Kinematic equations are the foundation of predicting an object's motion when the acceleration is constant. In our exercise, however, the acceleration isn't constant, highlighting a more advanced aspect of motion – time-dependent acceleration. The position function provided,
\(x(t)=At^3+Bt^2+Ct+D\),
represents the motion with changing acceleration. The kinematic equations simplify to this function when acceleration varies over time. By taking derivatives, we obtain the velocity and acceleration functions, connecting position, velocity, and acceleration mathematically. The understanding of these equations is crucial for solving problems related to motion, like the one presented.

Velocity and Acceleration

Velocity and acceleration are two core concepts in motion physics. Velocity is the rate of change of position over time and is a vector quantity, meaning it has both magnitude and direction. Acceleration, on the other hand, is the rate of change of velocity over time. In the given problem, we differentiate the position function to find the velocity:
\(v(t) = \frac{dx}{dt}\),
and then the velocity function to get the acceleration:
\(a(t) = \frac{dv}{dt}\).
These steps reveal how the object's speed and acceleration change throughout its journey. Using calculus allows us to handle non-uniform acceleration, a common scenario in real-world motions.

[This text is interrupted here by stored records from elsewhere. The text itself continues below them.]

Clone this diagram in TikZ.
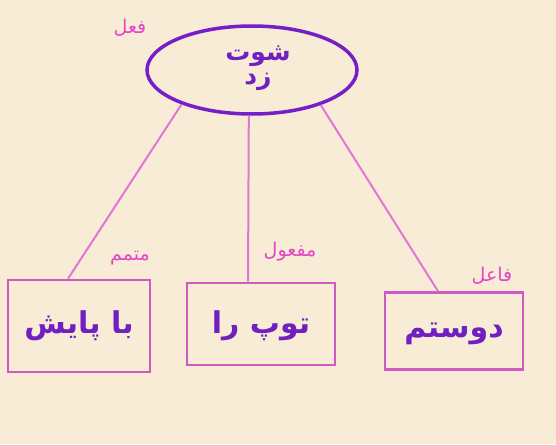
\documentclass[tikz,border=0pt]{standalone}
\usepackage{fontspec}
\TeXXeTstate=1
\newfontfamily\arabicfont[Script=Arabic]{DejaVu Sans}
\usetikzlibrary{shapes.geometric}
\definecolor{bgc}{RGB}{248,236,214}
\definecolor{verbc}{RGB}{118,30,200}
\definecolor{boxc}{RGB}{208,90,196}
\definecolor{linec}{RGB}{226,118,214}
\definecolor{labc}{RGB}{228,70,200}
\definecolor{txtc}{RGB}{112,32,192}
\tikzset{
  verbnode/.style={ellipse, draw=verbc, line width=3.5pt, minimum width=210pt, minimum height=88pt, inner sep=0pt},
  partbox/.style={rectangle, draw=boxc, line width=2.6pt, inner sep=0pt},
  conn/.style={draw=linec, line width=2pt},
  bigtxt/.style={text=txtc, font=\arabicfont\bfseries\fontsize{30}{34}\selectfont},
  verbtxtst/.style={text=txtc, font=\arabicfont\bfseries\fontsize{25}{26}\selectfont},
  labtxt/.style={text=labc, font=\arabicfont\fontsize{19}{22}\selectfont}
}
\begin{document}
\begin{tikzpicture}[x=1pt,y=-1pt]
\fill[bgc] (0,0) rectangle (556,444);
\useasboundingbox (0,0) rectangle (556,444);
\node[verbnode] (verb) at (252,70) {};
\node[verbtxtst, align=center] (verbtxt) at (258,68) {\beginR شوت\endR\\[-2pt]\beginR زد\endR};
\node[partbox, minimum width=142pt, minimum height=92pt] (b1) at (79,326) {};
\node[partbox, minimum width=148pt, minimum height=82pt] (b2) at (261,324) {};
\node[partbox, minimum width=138pt, minimum height=77pt] (b3) at (454,331) {};
\node[bigtxt] (t1) at (79,326) {\beginR با پایش\endR};
\node[bigtxt] (t2) at (261,326) {\beginR توپ را\endR};
\node[bigtxt] (t3) at (454,334) {\beginR دوستم\endR};
\node[labtxt] (l0) at (130,28) {\beginR فعل\endR};
\node[labtxt] (l1) at (130,258) {\beginR متمم\endR};
\node[labtxt] (l2) at (290,252) {\beginR مفعول\endR};
\node[labtxt] (l3) at (492,276) {\beginR فاعل\endR};
\draw[conn] (verb.206) -- ([xshift=-11pt]b1.north);
\draw[conn] (verb.266) -- ([xshift=-13pt]b2.north);
\draw[conn] (verb.333) -- ([xshift=-16pt]b3.north);
\end{tikzpicture}
\end{document}
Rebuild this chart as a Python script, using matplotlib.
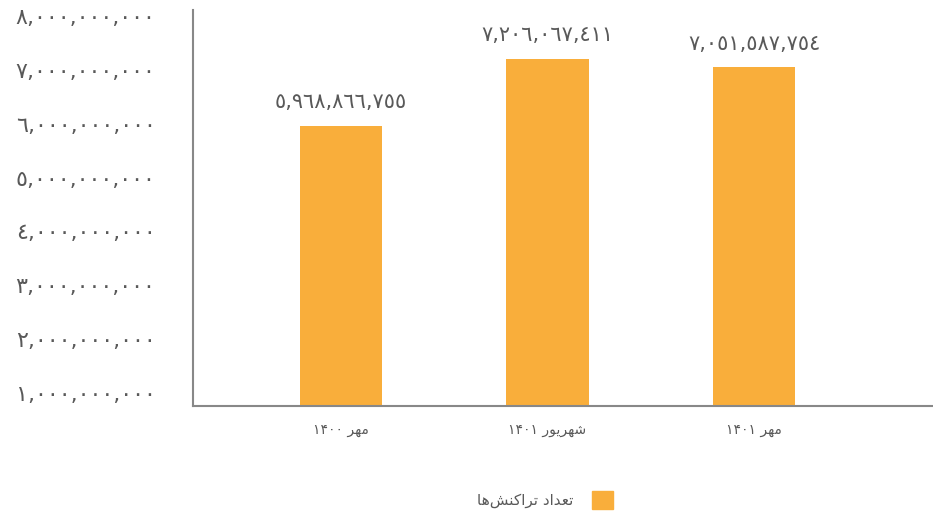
import matplotlib
matplotlib.use("Agg")
import matplotlib.pyplot as plt
from matplotlib.patches import Patch

# data
months = ["مهر ۱۴۰۰", "شهریور ۱۴۰۱", "مهر ۱۴۰۱"]
transactions = [5968866755, 7206067411, 7051587754]
series_name = "تعداد تراکنش‌ها"
y_ticks = [1e9, 2e9, 3e9, 4e9, 5e9, 6e9, 7e9, 8e9]

BAR = "#F9AE3B"
TXT = "#595959"

# minimal arabic shaping (matplotlib draws LTR without joining)
# letter: (isolated, final, initial, medial); None -> does not join forward
FORMS = {
    "ت": ("\uFE95", "\uFE96", "\uFE97", "\uFE98"),
    "ع": ("\uFEC9", "\uFECA", "\uFECB", "\uFECC"),
    "د": ("\uFEA9", "\uFEAA", None, None),
    "ا": ("\uFE8D", "\uFE8E", None, None),
    "ر": ("\uFEAD", "\uFEAE", None, None),
    "و": ("\uFEED", "\uFEEE", None, None),
    "ک": ("\uFB8E", "\uFB8F", "\uFB90", "\uFB91"),
    "ن": ("\uFEE5", "\uFEE6", "\uFEE7", "\uFEE8"),
    "ش": ("\uFEB5", "\uFEB6", "\uFEB7", "\uFEB8"),
    "ه": ("\uFEE9", "\uFEEA", "\uFEEB", "\uFEEC"),
    "م": ("\uFEE1", "\uFEE2", "\uFEE3", "\uFEE4"),
    "ی": ("\uFBFC", "\uFBFD", "\uFBFE", "\uFBFF"),
}


def shape_word(w):
    out = []
    for i, ch in enumerate(w):
        f = FORMS.get(ch)
        if f is None:
            out.append(ch)
            continue
        prev = w[i-1] if i > 0 else None
        nxt = w[i+1] if i < len(w)-1 else None
        join_prev = prev in FORMS and FORMS[prev][2] is not None
        join_next = nxt in FORMS and f[2] is not None
        if join_prev and join_next:
            out.append(f[3])
        elif join_prev:
            out.append(f[1])
        elif join_next:
            out.append(f[2])
        else:
            out.append(f[0])
    return "".join(out)


def rtl(s):
    # shape arabic words, reverse them for display, keep digit runs as is
    parts = s.replace("\u200c", " \u200c").split(" ")
    vis = []
    for p in parts:
        if p.startswith("\u200c"):
            p = p[1:]
            vis.append(("glue", shape_word(p)[::-1]))
        elif any(c in FORMS for c in p):
            vis.append(("w", shape_word(p)[::-1]))
        else:
            vis.append(("w", p))
    vis = vis[::-1]
    txt = ""
    for i, (kind, p) in enumerate(vis):
        txt += p
        if i < len(vis) - 1 and vis[i][0] != "glue":
            txt += " "
    return txt


def ar_digits(n):
    s = f"{int(n):,}"
    return s.translate(str.maketrans("0123456789", "٠١٢٣٤٥٦٧٨٩"))


plt.rcParams["font.family"] = ["DejaVu Sans"]

fig = plt.figure(figsize=(9.33, 5.13), dpi=100)
ax = fig.add_axes([193/933, 1-406/513, 1-193/933, (406-10)/513])

x = list(range(len(months)))
bars = ax.bar(x, transactions, width=0.40, color=BAR, zorder=2)

for xi, v in zip(x, transactions):
    ax.annotate(ar_digits(v), (xi, v), xytext=(0, 17), textcoords="offset points",
                ha="center", va="center", fontsize=15, color=TXT)

ax.set_xlim(-0.717, 2.867)
ax.set_ylim(0.75e9, 8.12e9)
ax.set_yticks(y_ticks)
ax.set_yticklabels([ar_digits(t) for t in y_ticks], fontsize=16, color=TXT)
ax.set_xticks(x)
ax.set_xticklabels([rtl(m) for m in months], fontsize=10, color=TXT)
ax.tick_params(axis="y", length=0, pad=27)
ax.tick_params(axis="x", length=0, pad=12)

for s in ["top", "right"]:
    ax.spines[s].set_visible(False)
for s in ["left", "bottom"]:
    ax.spines[s].set_color("#888888")
    ax.spines[s].set_linewidth(1.5)

handle = Patch(color=BAR)
fig.legend([handle], [rtl(series_name)], loc="center", bbox_to_anchor=(545/933, 1-500/513),
           frameon=False, markerfirst=False, fontsize=11, labelcolor=TXT,
           handlelength=1.4, handleheight=1.4, handletextpad=1.2)

fig.savefig("out.png", dpi=100)
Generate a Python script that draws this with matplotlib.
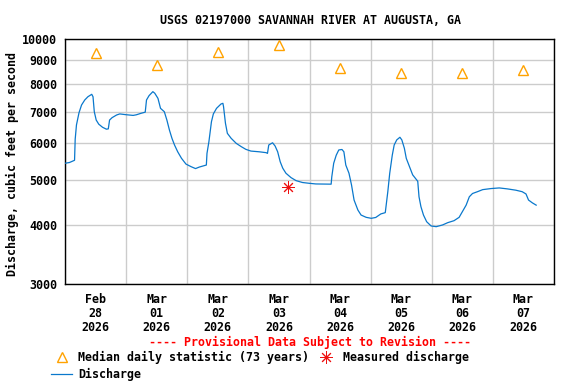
import matplotlib
matplotlib.use("Agg")
import matplotlib.pyplot as plt
from matplotlib.lines import Line2D
import pandas as pd

plt.rcParams["font.family"] = "DejaVu Sans Mono"
plt.rcParams["font.weight"] = "bold"

BLUE = "#0a78cc"
ORANGE = "#ffa200"
RED = "#ee1111"
GRID = "#cccccc"
FS = 8.4

# discharge, cfs (irregular sampling)
q_time = [
    "2026-02-28 00:00", "2026-02-28 01:45", "2026-02-28 03:45", "2026-02-28 04:00",
    "2026-02-28 04:30", "2026-02-28 05:30", "2026-02-28 06:30", "2026-02-28 07:45",
    "2026-02-28 09:00", "2026-02-28 10:30", "2026-02-28 11:00", "2026-02-28 11:30",
    "2026-02-28 12:15", "2026-02-28 13:15", "2026-02-28 14:45", "2026-02-28 16:15",
    "2026-02-28 17:00", "2026-02-28 17:30", "2026-02-28 18:30", "2026-02-28 20:15",
    "2026-02-28 21:30", "2026-03-01 00:00", "2026-03-01 02:45", "2026-03-01 04:00",
    "2026-03-01 06:00", "2026-03-01 07:30", "2026-03-01 08:00", "2026-03-01 09:00",
    "2026-03-01 10:30", "2026-03-01 11:15", "2026-03-01 12:30", "2026-03-01 13:30",
    "2026-03-01 15:00", "2026-03-01 16:00", "2026-03-01 17:00", "2026-03-01 18:00",
    "2026-03-01 19:00", "2026-03-01 20:15", "2026-03-01 21:45", "2026-03-01 23:30",
    "2026-03-02 01:30", "2026-03-02 03:15", "2026-03-02 04:45", "2026-03-02 07:30",
    "2026-03-02 07:45", "2026-03-02 08:30", "2026-03-02 09:30", "2026-03-02 10:15",
    "2026-03-02 11:30", "2026-03-02 13:15", "2026-03-02 14:00", "2026-03-02 14:15",
    "2026-03-02 15:00", "2026-03-02 15:45", "2026-03-02 17:15", "2026-03-02 19:15",
    "2026-03-02 21:15", "2026-03-02 23:00", "2026-03-03 01:00", "2026-03-03 04:15",
    "2026-03-03 07:00", "2026-03-03 07:30", "2026-03-03 08:00", "2026-03-03 09:30",
    "2026-03-03 10:30", "2026-03-03 11:30", "2026-03-03 12:30", "2026-03-03 13:30",
    "2026-03-03 14:45", "2026-03-03 16:45", "2026-03-03 18:45", "2026-03-03 21:15",
    "2026-03-04 00:00", "2026-03-04 02:30", "2026-03-04 08:30", "2026-03-04 08:45",
    "2026-03-04 09:30", "2026-03-04 10:30", "2026-03-04 11:30", "2026-03-04 12:45",
    "2026-03-04 13:30", "2026-03-04 14:15", "2026-03-04 15:30", "2026-03-04 16:30",
    "2026-03-04 17:30", "2026-03-04 19:00", "2026-03-04 20:15", "2026-03-04 22:15",
    "2026-03-05 00:15", "2026-03-05 02:00", "2026-03-05 04:00", "2026-03-05 05:45",
    "2026-03-05 06:45", "2026-03-05 07:30", "2026-03-05 08:30", "2026-03-05 09:15",
    "2026-03-05 10:15", "2026-03-05 11:30", "2026-03-05 12:15", "2026-03-05 13:15",
    "2026-03-05 14:00", "2026-03-05 15:30", "2026-03-05 16:30", "2026-03-05 18:30",
    "2026-03-05 19:00", "2026-03-05 19:45", "2026-03-05 20:45", "2026-03-05 22:00",
    "2026-03-05 23:45", "2026-03-06 01:45", "2026-03-06 04:15", "2026-03-06 06:15",
    "2026-03-06 08:45", "2026-03-06 10:45", "2026-03-06 12:00", "2026-03-06 13:30",
    "2026-03-06 14:45", "2026-03-06 16:00", "2026-03-06 18:00", "2026-03-06 20:00",
    "2026-03-06 23:15", "2026-03-07 02:30", "2026-03-07 05:45", "2026-03-07 09:00",
    "2026-03-07 11:30", "2026-03-07 13:00", "2026-03-07 14:00", "2026-03-07 15:30",
    "2026-03-07 17:00",
]
q_value = [
    5430, 5450, 5510, 6110, 6555, 6960, 7230, 7410, 7530, 7620, 7530, 6995,
    6715, 6580, 6480, 6420, 6430, 6715, 6795, 6883, 6920, 6893, 6870, 6890,
    6945, 6980, 7410, 7570, 7720, 7660, 7470, 7113, 6995, 6715, 6393, 6137,
    5940, 5745, 5563, 5408, 5340, 5290, 5330, 5383, 5700, 6036, 6660, 6920,
    7113, 7266, 7290, 7170, 6610, 6290, 6137, 5987, 5890, 5815, 5765, 5745,
    5720, 5700, 5940, 6005, 5910, 5745, 5470, 5300, 5170, 5060, 4985, 4940,
    4920, 4905, 4900, 5080, 5430, 5650, 5797, 5810, 5745, 5383, 5170, 4880,
    4532, 4315, 4210, 4163, 4143, 4160, 4233, 4260, 4723, 5170, 5650, 5940,
    6090, 6170, 6090, 5845, 5563, 5300, 5130, 4970, 4605, 4387, 4210, 4074,
    3990, 3976, 4010, 4055, 4095, 4163, 4278, 4420, 4605, 4680, 4723, 4770,
    4795, 4810, 4787, 4757, 4722, 4670, 4532, 4470, 4420,
]

# median daily statistic (73 years), plotted at noon
med_time = ["2026-02-28 12:00", "2026-03-01 12:00", "2026-03-02 12:00", "2026-03-03 12:00",
            "2026-03-04 12:00", "2026-03-05 12:00", "2026-03-06 12:00", "2026-03-07 12:00"]
med_value = [9320, 8820, 9360, 9730, 8660, 8480, 8480, 8570]

# field measurement
meas_time = ["2026-03-03 15:30"]
meas_value = [4830]

y_ticks = [3000, 4000, 5000, 6000, 7000, 8000, 9000, 10000]
day_labels = ["Feb\n28\n2026", "Mar\n01\n2026", "Mar\n02\n2026", "Mar\n03\n2026",
              "Mar\n04\n2026", "Mar\n05\n2026", "Mar\n06\n2026", "Mar\n07\n2026"]

fig = plt.figure(figsize=(5.76, 3.84), dpi=100)
ax = fig.add_axes([65 / 576, 1 - 284 / 384, 489 / 576, 245 / 384])

qt = pd.to_datetime(q_time)
ax.plot(qt, q_value, color=BLUE, lw=0.9, zorder=3)
ax.plot(pd.to_datetime(med_time), med_value, ls="none", marker="^", ms=6.5,
        mfc="none", mec=ORANGE, mew=1.0, zorder=4)
ax.plot(pd.to_datetime(meas_time), meas_value, ls="none", marker=(8, 2, 0), ms=9,
        mec=RED, mew=0.7, zorder=4)

ax.set_yscale("log")
ax.set_ylim(3000, 10000)
ax.set_yticks(y_ticks)
ax.set_yticklabels([str(v) for v in y_ticks])
ax.yaxis.set_minor_locator(matplotlib.ticker.NullLocator())

days = pd.date_range("2026-02-28", "2026-03-08", freq="D")
ax.set_xlim(days[0], days[-1])
ax.set_xticks(days)
ax.set_xticklabels([])
ax.set_xticks(days[:-1] + pd.Timedelta(hours=12), minor=True)
ax.set_xticklabels(day_labels, minor=True, linespacing=1.1)

ax.tick_params(axis="x", which="both", length=0, pad=6.5, labelsize=FS)
ax.tick_params(axis="y", length=0, pad=5.5, labelsize=FS)
ax.grid(which="major", color=GRID, lw=1.0, zorder=0)
for s in ax.spines.values():
    s.set_linewidth(1.0)
    s.set_color("black")

fig.text(310 / 576, 1 - 20 / 384, "USGS 02197000 SAVANNAH RIVER AT AUGUSTA, GA",
         ha="center", va="center", fontsize=FS)
fig.text(12 / 576, 1 - 164 / 384, "Discharge, cubic feet per second",
         rotation=90, ha="center", va="center", fontsize=FS)
fig.text(310 / 576, 1 - 342 / 384, "---- Provisional Data Subject to Revision ----",
         ha="center", va="center", fontsize=FS, color="#ff0000")

handles = [
    Line2D([], [], ls="none", marker="^", ms=6.5, mfc="none", mec=ORANGE, mew=1.0),
    Line2D([], [], color=BLUE, lw=0.9),
    Line2D([], [], ls="none", marker=(8, 2, 0), ms=9, mec=RED, mew=0.7),
]
labels = ["Median daily statistic (73 years)", "Discharge", "Measured discharge"]
fig.legend(handles, labels, loc="upper left", bbox_to_anchor=(51 / 576, 1 - 351 / 384),
           ncol=2, frameon=False, fontsize=FS, handlelength=1.8, handletextpad=0.5,
           columnspacing=0.6, labelspacing=0.3, borderpad=0, borderaxespad=0)

fig.savefig("out.png", dpi=100, facecolor="white")
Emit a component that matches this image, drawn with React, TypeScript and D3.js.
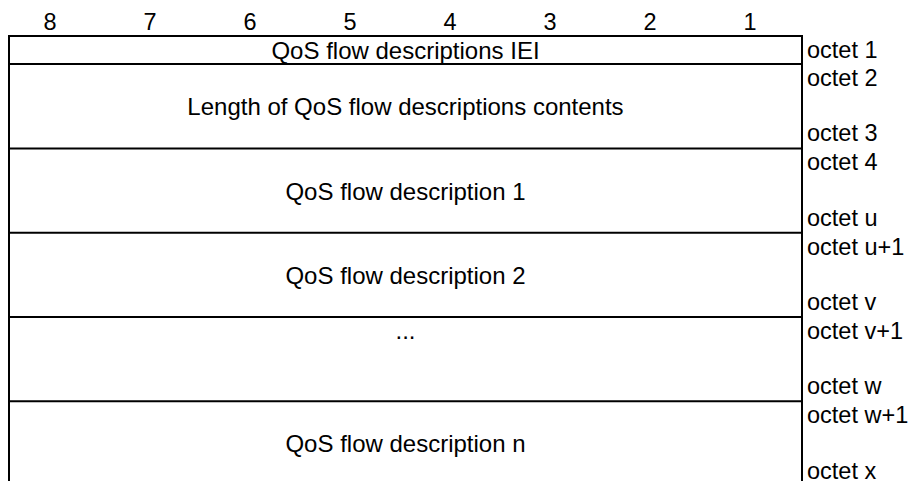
import React from "react";
import * as d3 from "d3";

// bit numbers across the top
const bits = [8, 7, 6, 5, 4, 3, 2, 1];

// field rows of the IE, with size in octet units (used for row height)
const fieldLabels = [
  "QoS flow descriptions IEI",
  "Length of QoS flow descriptions contents",
  "QoS flow description 1",
  "QoS flow description 2",
  "...",
  "QoS flow description n",
];
const fieldUnits = [1, 3, 3, 3, 3, 3];
const firstOctets = ["octet 1", "octet 2", "octet 4", "octet u+1", "octet v+1", "octet w+1"];
const lastOctets = ["", "octet 3", "octet u", "octet v", "octet w", "octet x"];

const width = 909;
const height = 481;
const left = 9;
const right = 802;
const top = 36;
const unitPx = 28.1;

const App = () => {
  const totalUnits = d3.sum(fieldUnits);
  const y = d3.scaleLinear().domain([0, totalUnits]).range([top, top + totalUnits * unitPx]);
  const x = d3.scaleLinear().domain([8, 1]).range([50, 750]);

  // cumulative start of each row
  const starts = fieldUnits.map((_, i) => d3.sum(fieldUnits.slice(0, i)));
  const rows = fieldLabels.map((label, i) => ({
    label,
    y0: y(starts[i]),
    y1: y(starts[i] + fieldUnits[i]),
    first: firstOctets[i],
    last: lastOctets[i],
  }));
  const bottom = y(totalUnits);

  return (
    <svg
      width={width}
      height={height}
      style={{ position: "absolute", left: 0, top: 0, background: "#fff" }}
      fontFamily="'Liberation Sans', Arial, sans-serif"
      fontSize={23.5}
    >
      {bits.map((b) => (
        <text key={b} x={x(b)} y={30} textAnchor="middle" fill="#000">
          {b}
        </text>
      ))}

      {/* outer verticals */}
      <line x1={left} x2={left} y1={top - 1} y2={bottom} stroke="#000" strokeWidth={2} />
      <line x1={right} x2={right} y1={top - 1} y2={bottom} stroke="#000" strokeWidth={2} />

      {rows.map((r, i) => (
        <g key={i}>
          <line x1={left} x2={right} y1={r.y0} y2={r.y0} stroke="#000" strokeWidth={2} />
          <text
            x={(left + right) / 2}
            // the "..." row has its text on the first line of the box
            y={r.label === "..." ? r.y0 + 22 : (r.y0 + r.y1) / 2 + 9}
            textAnchor="middle"
            fontSize={24}
            fill="#000"
          >
            {r.label}
          </text>
          <text x={807} y={r.y0 + 22} fill="#000">
            {r.first}
          </text>
          {r.last && (
            <text x={807} y={r.y1 - 7} fill="#000">
              {r.last}
            </text>
          )}
        </g>
      ))}
      <line x1={left} x2={right} y1={bottom} y2={bottom} stroke="#000" strokeWidth={2} />
    </svg>
  );
};

export default App;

Time-Dependent Position Functions

Time-dependent position functions describe how an object's position changes over time. In this case, the provided cubic equation
\(x(t)=At^3+Bt^2+Ct+D\)
corresponds to a time-dependent position function where acceleration is not uniform. It's important to handle each term in the equation with care as each represents a different aspect of motion. The cubic term \(At^3\) indicates changing acceleration, while the linear term \(Ct\) would suggest constant acceleration if it existed on its own. By mastering time-dependent position functions, one can solve complex motion problems that involve varying forces and accelerations, similar to the ones encountered in real-life physics scenarios.